Sparse images of the desolate yet familiar Oklahoma landscape structure the new CD. On "Long Cold Train," (written by Welch's close friend John Hadley) for example, Kevin sings, "It's a long cold train, Johnny's in pain/ He goes to the station with his mind in flames/ Go on and lay down Johnny, with your heart on the long cold tracks." Such stripped-down imagery is appropriate for Millionaire, which, as Kevin explains, is not as song-dependent as his previous work. "I tried to back off on that to leave more room for the record. These songs are a little more transparent lyrically. . . like good skeletons to hang a record on."
This approach influenced the process of recording Millionaire, which often took on the collaborative feel of Song Island. As a result, The Danes play much more than just a supporting role on the record. "I came up playing with the Dead Reckoners and they're very creative people," explains Kevin, "but I wanted a radical departure and got it with these guys. From a production standpoint, I took a step back and let the band take a lot of liberties to do things that they wanted to do, even in the overdub and mix phase. Usually, once the tracks are done I kind of get off by myself and organize everything. This time, though, I even left tracks on the record that I would have normally left off because the band really liked them. That's new for me and kind of a liberating feeling to just let that happen."
Millionaire is the first release from a new partnership between Dead Reckoning Records and Compendia Music Group.
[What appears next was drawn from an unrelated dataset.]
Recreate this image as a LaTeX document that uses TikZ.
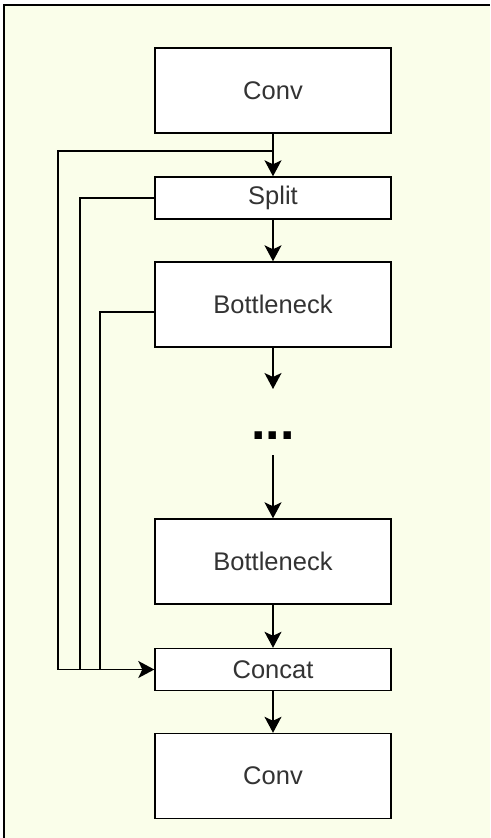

Dead Reckoning, a cooperative, independent record label co-founded by Kevin and songwriter/ recording artist Kieran Kane in 1995, has long been known for both its artistic and critical successes. In addition to albums by Kevin and Kieran, their catalog includes releases by fellow Reckoners Tammy Rogers and Harry Stinson, as well as projects by Michael Henderson, The Bluebloods, The Fairfield Four, and Dave Olney.
"There came a time when all the wrestling with the music business just got to where it became kind of futile," says Kevin, who wrote songs for Waylon Jennings, Roger Miller, Trisha Yearwood, Patty Loveless and The Judds and released two albums of his own -- Kevin Welch and Under My Wheels -- on the Warner/Reprise label during the early '90s. "I realized that I couldn't change it and forming Dead Reckoning was an expression of that. We just accepted the fact that we were probably never gonna' qualify for the mainstream, but I still wanted to keep playing and writing and all that stuff."
Dead Reckoning released Kevin's next two recordings -- Life Here On Earth and Beneath My Wheels. These CD's and the rest of the Dead Reckoning catalog will be reissued as part of the deal with artist-friendly record label and distribution company Compendia. This association will enable Dead Reckoning to remain dedicated to the creative side of the business, while leaving the distribution and marketing of its products in sensitive hands. "When we first decided to start Dead Reckoning I knew that it would be a life's work," says Kevin, "but we tried to do everything on our own and we just got tired. The whole ideal of Dead Reckoning is not something I want to walk away from, so Compendia has taken over a lot of the day to day stuff. It's breathed new life into the whole company, and I feel like we're in great shape. I really do believe that we can keep this thing going until we just don't want to do it anymore."
Kevin's ability to mix the dust of Oklahoma with the free-spirited artistry of Danish musicians speaks to the depth of this complex, talented artist. Millionaire, the latest album from performer Kevin Welch, reflects the natural evolution of both a brilliant creator and a richly textured career.